Re: Dictionary Programs?
From: | JS Bangs <jaspax@...> |
Date: | Tuesday, August 27, 2002, 21:59 |
Pablo David Flores sikyal:
> I took up an idea proposed by Peter Clark and tried
> a system based on the MDF tags (used by a program
> named Shoebox). You write your dictionary in a plain
> text file, with a format that looks like this:
>
> \lx dadam
> \ps adj
> \de round, rounded; spherical
> \xv Oinech dadamade
> \xe The earth is round
>
> There are a lot of tags, each with a different meaning.
> IMHO it's better than a database, because you can use
> as many or as few tags as you like, without having to
> leave "null" fields. Then my program takes this file,
> sorts it alphabetically (or by whatever criterion) and
> produces an HTML dictionary file, formatting each tag
> as specified in the code. It's written in Python, which
> is available and free for Linux and Windows.

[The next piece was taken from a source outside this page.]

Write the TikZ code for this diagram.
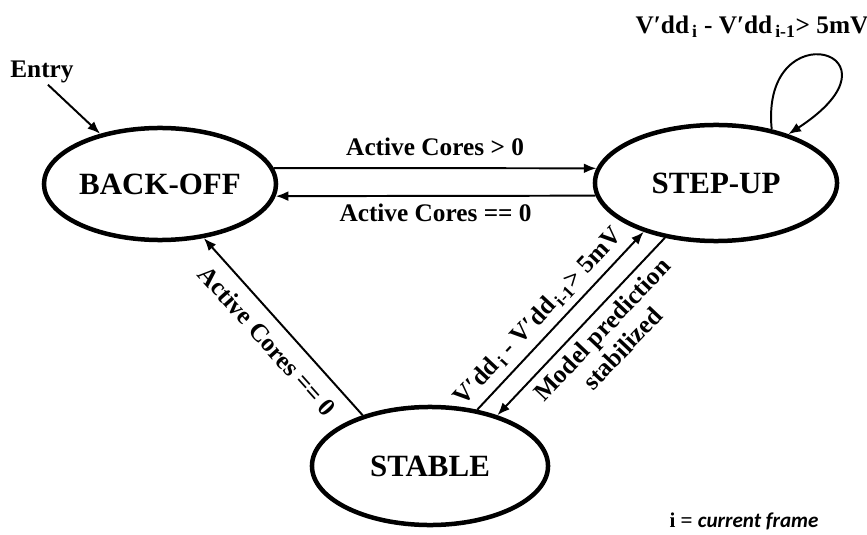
\documentclass[tikz,border=0pt]{standalone}
\usepackage{fontspec}
\setmainfont{Liberation Serif}
\newfontfamily\notefont{Carlito}
\usetikzlibrary{shapes.geometric,arrows.meta}

\tikzset{
  state/.style={draw, ellipse, line width=3.2pt, font=\fontsize{22}{24}\selectfont\bfseries, inner sep=0pt},
  trans/.style={-{Latex[length=9pt,width=7pt]}, line width=1.4pt},
  lbl/.style={font=\fontsize{18}{20}\selectfont\bfseries, inner sep=1pt}
}

\begin{document}
\begin{tikzpicture}[x=0.025cm,y=0.025cm]
            \useasboundingbox (0,0) rectangle (867,534);
            % states
            \node[state, minimum width=5.8cm, minimum height=2.8cm] (backoff) at (160,350) {BACK-OFF};
            \node[state, minimum width=6.05cm, minimum height=2.9cm] (stepup) at (716,351) {STEP-UP};
            \node[state, minimum width=5.9cm, minimum height=2.95cm] (stable) at (430,68) {STABLE};
            \node[lbl] (entry) at (42,462) {Entry};
            % transitions
            \draw[trans] (entry.-65) -- (backoff.140);
            \draw[trans] (backoff.8) -- node[lbl, above=7pt] {Active Cores > 0} (stepup.173);
            \draw[trans] (stepup.186) -- node[lbl, below=4pt] {Active Cores == 0} (backoff.-6.5);
            \draw[trans] (stable.143) -- node[lbl, sloped, below=7pt, pos=0.5] {Active Cores == 0} (backoff.-51);
            \draw[trans] (stable.50) -- node[lbl, sloped, above=4pt, pos=0.45]
                {V′dd\textsubscript{\,i} - V′dd\textsubscript{\,i-1}> 5mV} (stepup.214);
            \draw[trans] (stepup.227.5) -- node[lbl, sloped, below=4pt, pos=0.45, align=center]
                {Model prediction\\stabilized} (stable.37);
            \draw[trans] (stepup.44) .. controls (760,525) and (915,482) .. (stepup.34.6);
            \node[lbl] (loop) at (752,507) {V′dd\textsubscript{\,i} - V′dd\textsubscript{\,i-1}> 5mV};
            \node[font=\fontsize{15}{17}\selectfont\bfseries] (note) at (744,13) {i = {\notefont\itshape current frame}};
        \end{tikzpicture}
\end{document}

This, I should point out, is exactly what my dictionary program does. My
script is written in perl, however, and is integrated into a cgi script at
http://students.washington.edu/jaspax/scripts/lex.cgi. The current
formatting is pretty bland, but it's enough to read, and it's a very
simple matter to change it.
Jesse S. Bangs jaspax@u.washington.edu
http://students.washington.edu/jaspax/
"If you look at a thing nine hundred and ninety-nine times, you are
perfectly safe; if you look at it the thousandth time, you are in
frightful danger of seeing it for the first time."